+++ Data block +++

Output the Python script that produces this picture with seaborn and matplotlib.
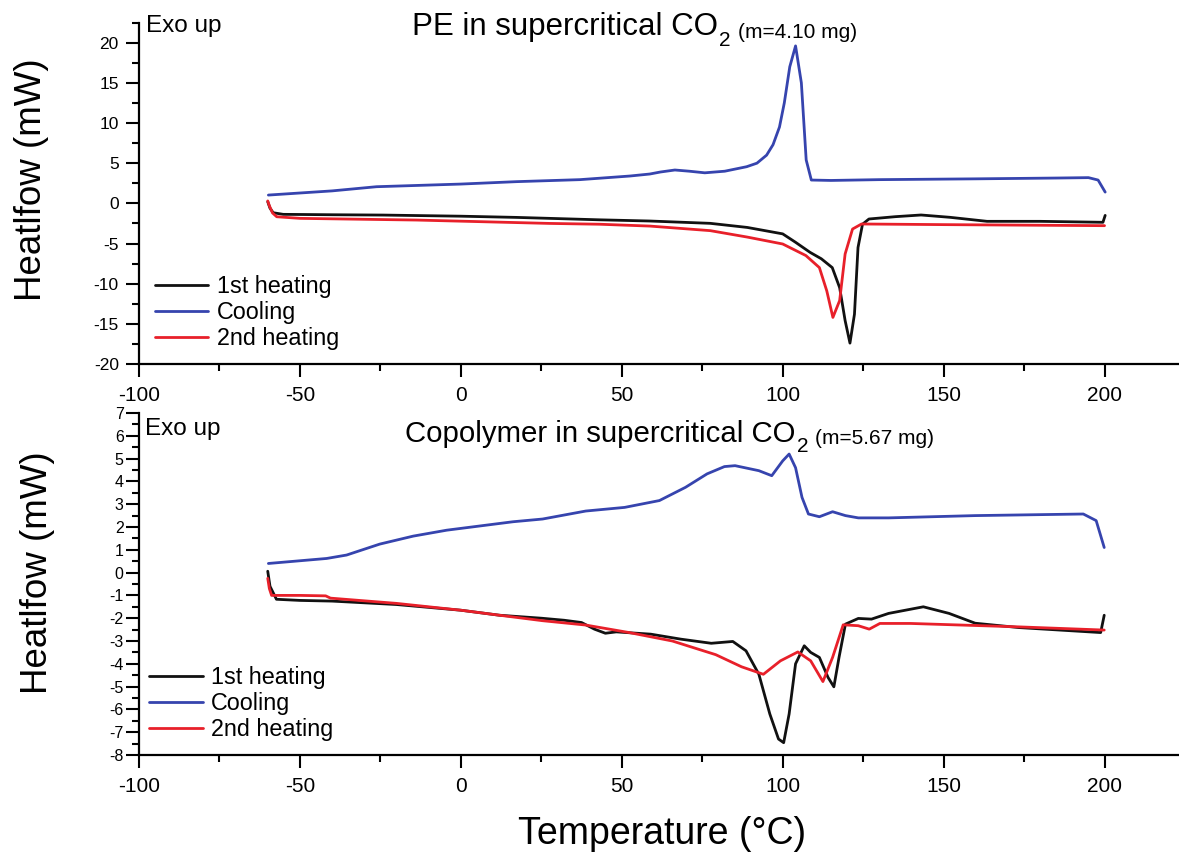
import pandas as pd
import seaborn as sns
import matplotlib.pyplot as plt
from matplotlib.ticker import MultipleLocator

# --- PE in supercritical CO2 ---
pe_heat1_t = [-60, -59.3, -58.3, -55.2, -40, -24.1, 0, 17.3, 43, 58.7, 77.5, 89, 100, 104, 108.5,
              112, 115.4, 117.7, 119.4, 120.9, 122.3, 123.4, 124.8, 126.8, 135, 143, 152, 163.5,
              180, 199.5, 200.2]
pe_heat1_v = [0.2, -0.6, -1.17, -1.37, -1.42, -1.46, -1.6, -1.75, -2.05, -2.2, -2.49, -3.0, -3.8,
              -4.85, -6.1, -6.9, -8.0, -10.5, -14.6, -17.4, -13.8, -5.5, -2.6, -1.95, -1.66, -1.45,
              -1.74, -2.24, -2.24, -2.36, -1.5]

pe_cool_t = [-59.8, -40, -26.2, 0, 17.3, 37, 52.5, 58.7, 62, 66.5, 71, 75.8, 82, 88.8, 92, 95, 97,
             99, 100.5, 102.2, 104, 105.8, 107.3, 108.9, 115, 130, 160, 185, 195, 198, 200.2]
pe_cool_v = [1.03, 1.55, 2.07, 2.4, 2.7, 2.95, 3.4, 3.65, 3.9, 4.15, 4.0, 3.8, 4.0, 4.56, 5.0, 6.0,
             7.3, 9.5, 12.5, 17.0, 19.6, 15.0, 5.4, 2.9, 2.85, 2.95, 3.05, 3.15, 3.2, 2.9, 1.4]

pe_heat2_t = [-60, -59.5, -58.5, -57.2, -50, -13.8, 27.6, 43, 58.7, 77.5, 89, 100, 107.2, 111.4,
              113.7, 115.6, 117.7, 119.4, 121.7, 124.5, 150, 200]
pe_heat2_v = [0.3, -0.3, -1.2, -1.67, -1.87, -2.08, -2.5, -2.6, -2.83, -3.4, -4.2, -5.06, -6.5, -8.0,
              -10.9, -14.2, -12.1, -6.3, -3.2, -2.57, -2.65, -2.78]

# --- Copolymer in supercritical CO2 ---
co_heat1_t = [-60, -59.3, -57.3, -50, -40, -20, 0, 12, 25, 32.1, 37.5, 41.5, 44.9, 48.3, 59, 68.4,
              77.8, 84.5, 88.6, 92.6, 96, 98.7, 100.3, 102, 104, 106.7, 108.7, 111.4, 114.1, 115.9,
              117.5, 119.5, 123.5, 127.6, 132.9, 143.7, 151.7, 159.8, 173.3, 198.8, 199.9]
co_heat1_v = [0.06, -0.6, -1.17, -1.22, -1.25, -1.4, -1.65, -1.87, -2.0, -2.09, -2.19, -2.48, -2.66,
              -2.6, -2.7, -2.92, -3.1, -3.02, -3.43, -4.46, -6.2, -7.3, -7.46, -6.2, -4.0, -3.21,
              -3.5, -3.72, -4.6, -5.01, -3.72, -2.26, -2.01, -2.04, -1.79, -1.5, -1.79, -2.22,
              -2.41, -2.63, -1.87]

co_cool_t = [-59.8, -41.7, -35.5, -25.2, -14.8, -4.4, 16.2, 25.4, 38.8, 50.9, 61.7, 69.8, 76.5,
             81.9, 85.2, 92.6, 96.6, 100, 102, 104, 106, 108, 111.4, 115.5, 119.5, 123.5, 132.9,
             159.8, 193.4, 197.4, 199.9]
co_cool_v = [0.40, 0.62, 0.77, 1.25, 1.6, 1.86, 2.23, 2.35, 2.7, 2.86, 3.16, 3.74, 4.33, 4.65, 4.69,
             4.47, 4.25, 4.9, 5.2, 4.6, 3.3, 2.57, 2.45, 2.67, 2.5, 2.4, 2.4, 2.5, 2.57, 2.28, 1.1]

co_heat2_t = [-60, -59.5, -58.8, -50, -42, -40.5, -20, 0, 12, 25.4, 38.8, 52.3, 65.7, 79.2, 87.2,
              94, 99.3, 104.7, 108.7, 112.5, 115.5, 118.8, 123.5, 126.9, 130.2, 139.7, 173.3, 199.9]
co_heat2_v = [-0.25, -0.7, -1.0, -1.0, -1.02, -1.12, -1.35, -1.65, -1.87, -2.11, -2.3, -2.63, -3.0,
              -3.6, -4.13, -4.46, -3.87, -3.48, -3.87, -4.78, -3.72, -2.29, -2.33, -2.48, -2.23,
              -2.23, -2.38, -2.52]

scans = ['1st heating', 'Cooling', '2nd heating']
colores = {'1st heating': '#111111', 'Cooling': '#3644ae', '2nd heating': '#e8202a'}


def montar(t1, v1, tc, vc, t2, v2):
    partes = []
    for nome, t, v in zip(scans, [t1, tc, t2], [v1, vc, v2]):
        partes.append(pd.DataFrame({'T': t, 'HF': v, 'Scan': nome}))
    return pd.concat(partes, ignore_index=True)


df_pe = montar(pe_heat1_t, pe_heat1_v, pe_cool_t, pe_cool_v, pe_heat2_t, pe_heat2_v)
df_co = montar(co_heat1_t, co_heat1_v, co_cool_t, co_cool_v, co_heat2_t, co_heat2_v)

sns.set_theme(style='ticks')
plt.rcParams['font.family'] = ['Liberation Sans', 'DejaVu Sans']
plt.rcParams['axes.unicode_minus'] = False
for chave in ['text.color', 'axes.labelcolor', 'xtick.color', 'ytick.color', 'axes.edgecolor']:
    plt.rcParams[chave] = 'black'

W, H = 1179, 856
fig = plt.figure(figsize=(W / 100, H / 100), dpi=100)
ax1 = fig.add_axes([139 / W, 1 - 364 / H, 1046 / W, (364 - 22.6) / H])
ax2 = fig.add_axes([139 / W, 1 - 755 / H, 1046 / W, (755 - 413) / H])

for ax, df in [(ax1, df_pe), (ax2, df_co)]:
    sns.lineplot(data=df, x='T', y='HF', hue='Scan', hue_order=scans, palette=colores,
                 sort=False, estimator=None, linewidth=2, ax=ax)
    ax.set_xlim(-100, 225)
    ax.xaxis.set_major_locator(MultipleLocator(50))
    ax.xaxis.set_minor_locator(MultipleLocator(25))
    ax.tick_params(which='major', length=9.5, width=1.5, color='black')
    ax.tick_params(which='minor', length=5, width=1.5, color='black')
    ax.tick_params(axis='x', labelsize=15, pad=6)
    for s in ['left', 'bottom']:
        ax.spines[s].set_linewidth(1.6)
        ax.spines[s].set_color('black')
    sns.despine(ax=ax)
    ax.set_xlabel('')
    ax.set_ylabel('Heatlfow (mW)', fontsize=26.5)
    h, l = ax.get_legend_handles_labels()
    leg = ax.legend(h, l, loc='lower left', frameon=False, fontsize=16.8, handlelength=2.3,
                    handletextpad=0.35, labelspacing=0.12, borderpad=0, borderaxespad=0,
                    bbox_to_anchor=(0.015 if ax is ax1 else 0.01, 0.041))
    for linha in leg.get_lines():
        linha.set_linewidth(2)

ax1.set_ylim(-20, 22.5)
ax1.yaxis.set_major_locator(MultipleLocator(5))
ax1.yaxis.set_minor_locator(MultipleLocator(2.5))
ax1.tick_params(axis='y', labelsize=12.5, pad=5)
ax1.yaxis.set_label_coords(-0.086, 0.539)

ax2.set_ylim(-8, 7)
ax2.yaxis.set_major_locator(MultipleLocator(1))
ax2.yaxis.set_minor_locator(MultipleLocator(0.5))
ax2.tick_params(axis='y', labelsize=11.5, pad=1.5)
ax2.yaxis.set_label_coords(-0.08, 0.532)
ax2.set_xlabel('Temperature (°C)', fontsize=27)
ax2.xaxis.set_label_coords(0.5, -0.178)


# titulos: texto principal, subscrito "2" e massa da amostra encadeados
def titulo(ax, x, y, texto, tamanho, massa):
    t = fig.text(x / W, 1 - y / H, texto, fontsize=tamanho, va='baseline')
    sub = ax.annotate('2', xy=(1, 0), xycoords=t, xytext=(1, -3), textcoords='offset points',
                      fontsize=15, va='baseline', ha='left', annotation_clip=False)
    ax.annotate(massa, xy=(1, 0), xycoords=sub, xytext=(5, 9), textcoords='offset points',
                fontsize=15, va='baseline', ha='left', annotation_clip=False)


titulo(ax1, 412, 35, 'PE in supercritical CO', 22.5, '(m=4.10 mg)')
titulo(ax2, 405, 442, 'Copolymer in supercritical CO', 21.2, '(m=5.67 mg)')

fig.text(146 / W, 1 - 32 / H, 'Exo up', fontsize=17.5, va='baseline')
fig.text(145 / W, 1 - 435 / H, 'Exo up', fontsize=17.5, va='baseline')

plt.savefig('out.png', dpi=100)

+++

Aim: Transcribe exactly, with no pictures, the lines running from the first line of the material through the line holding "from matplotlib.ticker import MultipleLocator".

Solution to the problem:
Output the Python script that produces this picture with seaborn and matplotlib.
import pandas as pd
import seaborn as sns
import matplotlib.pyplot as plt
from matplotlib.ticker import MultipleLocator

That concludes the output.